(Data records)
★ ★ ★ ★ ★
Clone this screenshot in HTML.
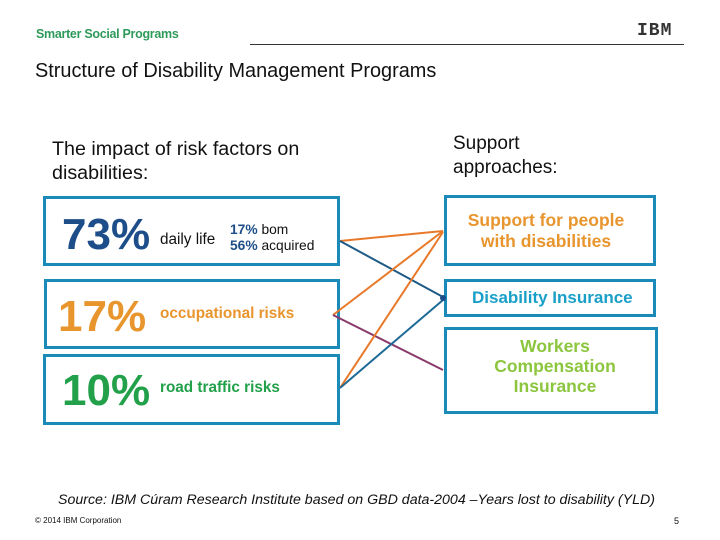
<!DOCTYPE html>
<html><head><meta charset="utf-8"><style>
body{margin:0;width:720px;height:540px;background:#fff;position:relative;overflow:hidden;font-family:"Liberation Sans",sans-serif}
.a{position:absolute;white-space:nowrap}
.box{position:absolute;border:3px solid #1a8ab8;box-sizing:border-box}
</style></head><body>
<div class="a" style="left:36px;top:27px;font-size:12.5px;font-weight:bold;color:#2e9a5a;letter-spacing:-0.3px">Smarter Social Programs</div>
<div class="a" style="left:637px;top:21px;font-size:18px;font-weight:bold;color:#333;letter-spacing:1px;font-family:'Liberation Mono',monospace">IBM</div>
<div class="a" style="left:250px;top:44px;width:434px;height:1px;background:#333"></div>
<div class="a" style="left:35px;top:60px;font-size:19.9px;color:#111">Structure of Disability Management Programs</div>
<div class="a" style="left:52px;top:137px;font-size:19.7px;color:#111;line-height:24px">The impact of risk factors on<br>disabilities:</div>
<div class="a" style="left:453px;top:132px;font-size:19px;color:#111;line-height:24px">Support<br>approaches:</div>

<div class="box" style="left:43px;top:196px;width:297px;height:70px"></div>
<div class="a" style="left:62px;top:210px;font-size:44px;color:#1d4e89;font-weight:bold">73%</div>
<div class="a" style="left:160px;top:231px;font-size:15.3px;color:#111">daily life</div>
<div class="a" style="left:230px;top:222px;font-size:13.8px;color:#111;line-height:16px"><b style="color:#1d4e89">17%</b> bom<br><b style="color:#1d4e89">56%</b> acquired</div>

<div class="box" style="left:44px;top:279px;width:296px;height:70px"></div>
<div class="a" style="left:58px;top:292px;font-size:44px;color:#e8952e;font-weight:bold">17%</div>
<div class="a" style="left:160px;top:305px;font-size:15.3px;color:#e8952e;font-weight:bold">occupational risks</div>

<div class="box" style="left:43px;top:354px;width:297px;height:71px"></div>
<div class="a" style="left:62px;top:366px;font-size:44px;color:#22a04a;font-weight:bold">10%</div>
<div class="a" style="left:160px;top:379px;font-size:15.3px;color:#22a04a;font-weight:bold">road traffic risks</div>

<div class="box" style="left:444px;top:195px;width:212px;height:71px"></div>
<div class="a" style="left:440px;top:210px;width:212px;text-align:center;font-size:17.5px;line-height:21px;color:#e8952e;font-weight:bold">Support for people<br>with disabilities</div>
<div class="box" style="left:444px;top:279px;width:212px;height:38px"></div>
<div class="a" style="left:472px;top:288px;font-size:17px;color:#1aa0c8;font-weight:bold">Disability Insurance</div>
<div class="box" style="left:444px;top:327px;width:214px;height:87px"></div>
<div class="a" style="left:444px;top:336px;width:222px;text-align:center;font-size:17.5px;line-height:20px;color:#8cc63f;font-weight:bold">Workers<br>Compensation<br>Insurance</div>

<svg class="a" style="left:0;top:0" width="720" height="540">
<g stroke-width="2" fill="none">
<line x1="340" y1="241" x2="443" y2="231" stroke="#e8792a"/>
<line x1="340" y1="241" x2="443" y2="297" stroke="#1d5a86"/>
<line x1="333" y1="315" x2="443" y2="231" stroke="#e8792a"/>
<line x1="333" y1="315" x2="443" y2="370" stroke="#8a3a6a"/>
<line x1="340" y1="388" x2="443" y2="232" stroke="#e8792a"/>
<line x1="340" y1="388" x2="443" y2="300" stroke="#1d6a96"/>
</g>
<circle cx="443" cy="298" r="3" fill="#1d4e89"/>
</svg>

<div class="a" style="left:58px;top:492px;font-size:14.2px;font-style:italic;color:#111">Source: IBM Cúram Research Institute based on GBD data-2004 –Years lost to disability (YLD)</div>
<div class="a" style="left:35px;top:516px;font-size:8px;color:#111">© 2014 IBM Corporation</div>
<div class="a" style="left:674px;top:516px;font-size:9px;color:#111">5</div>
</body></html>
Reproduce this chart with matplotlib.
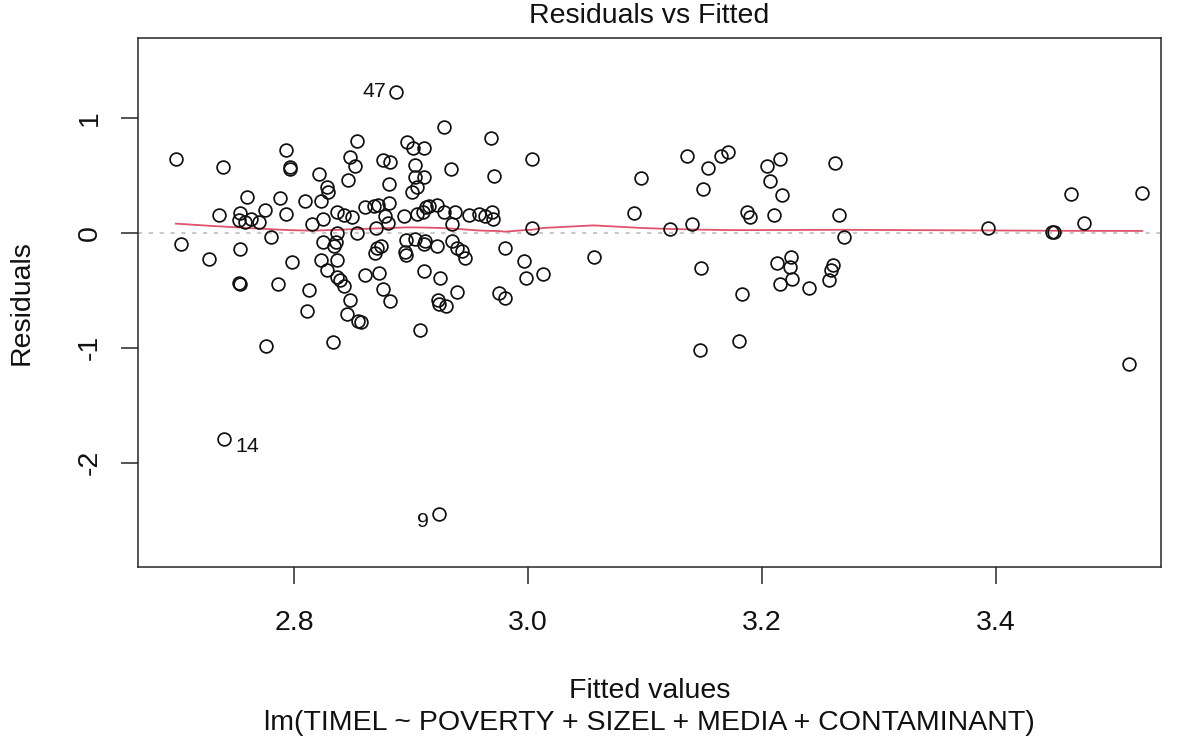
★ ★ ★ ★ ★
**PROBLEM DETAILS**
In the records above, locate the lines holding the word "with". Copy each of them.

**FULL RESPONSE**
<div class="a" style="left:440px;top:210px;width:212px;text-align:center;font-size:17.5px;line-height:21px;color:#e8952e;font-weight:bold">Support for people<br>with disabilities</div>
Reproduce this chart with matplotlib.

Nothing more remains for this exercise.